### Data excerpts
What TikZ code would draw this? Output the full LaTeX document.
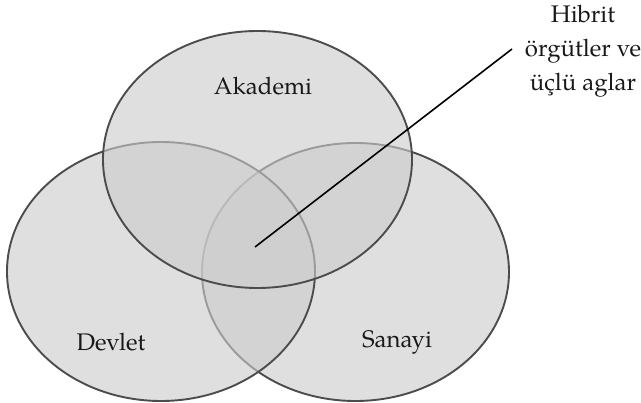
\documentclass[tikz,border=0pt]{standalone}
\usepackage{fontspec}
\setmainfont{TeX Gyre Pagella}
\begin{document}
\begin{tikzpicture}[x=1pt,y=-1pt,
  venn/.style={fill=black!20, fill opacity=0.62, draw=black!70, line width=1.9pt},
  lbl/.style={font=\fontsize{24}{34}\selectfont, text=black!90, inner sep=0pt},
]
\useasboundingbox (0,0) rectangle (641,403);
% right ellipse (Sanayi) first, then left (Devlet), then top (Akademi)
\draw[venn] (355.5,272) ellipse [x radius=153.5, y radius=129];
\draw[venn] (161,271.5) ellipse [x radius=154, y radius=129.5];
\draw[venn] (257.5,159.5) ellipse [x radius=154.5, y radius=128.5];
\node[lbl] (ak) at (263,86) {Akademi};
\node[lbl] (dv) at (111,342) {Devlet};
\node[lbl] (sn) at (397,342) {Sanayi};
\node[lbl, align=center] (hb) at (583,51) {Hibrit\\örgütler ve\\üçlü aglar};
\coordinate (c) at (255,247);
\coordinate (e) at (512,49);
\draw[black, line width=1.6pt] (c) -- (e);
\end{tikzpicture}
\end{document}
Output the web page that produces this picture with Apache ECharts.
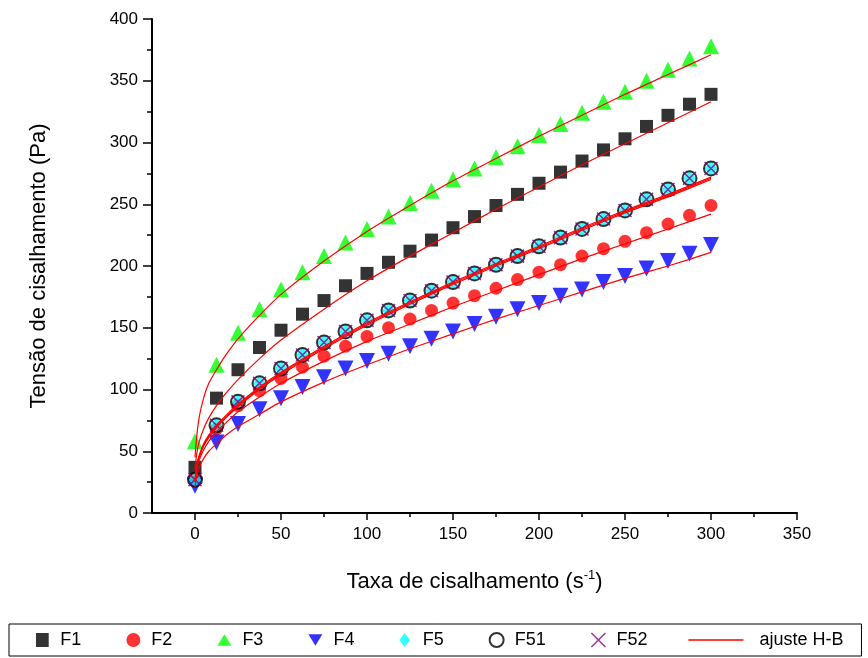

### Short task
Repeat the material above verbatim. Leave the pictures behind.

### Task solution
What TikZ code would draw this? Output the full LaTeX document.
\documentclass[tikz,border=0pt]{standalone}
\usepackage{fontspec}
\setmainfont{TeX Gyre Pagella}
\begin{document}
\begin{tikzpicture}[x=1pt,y=-1pt,
  venn/.style={fill=black!20, fill opacity=0.62, draw=black!70, line width=1.9pt},
  lbl/.style={font=\fontsize{24}{34}\selectfont, text=black!90, inner sep=0pt},
]
\useasboundingbox (0,0) rectangle (641,403);
% right ellipse (Sanayi) first, then left (Devlet), then top (Akademi)
\draw[venn] (355.5,272) ellipse [x radius=153.5, y radius=129];
\draw[venn] (161,271.5) ellipse [x radius=154, y radius=129.5];
\draw[venn] (257.5,159.5) ellipse [x radius=154.5, y radius=128.5];
\node[lbl] (ak) at (263,86) {Akademi};
\node[lbl] (dv) at (111,342) {Devlet};
\node[lbl] (sn) at (397,342) {Sanayi};
\node[lbl, align=center] (hb) at (583,51) {Hibrit\\örgütler ve\\üçlü aglar};
\coordinate (c) at (255,247);
\coordinate (e) at (512,49);
\draw[black, line width=1.6pt] (c) -- (e);
\end{tikzpicture}
\end{document}
Output the web page that produces this picture with Apache ECharts.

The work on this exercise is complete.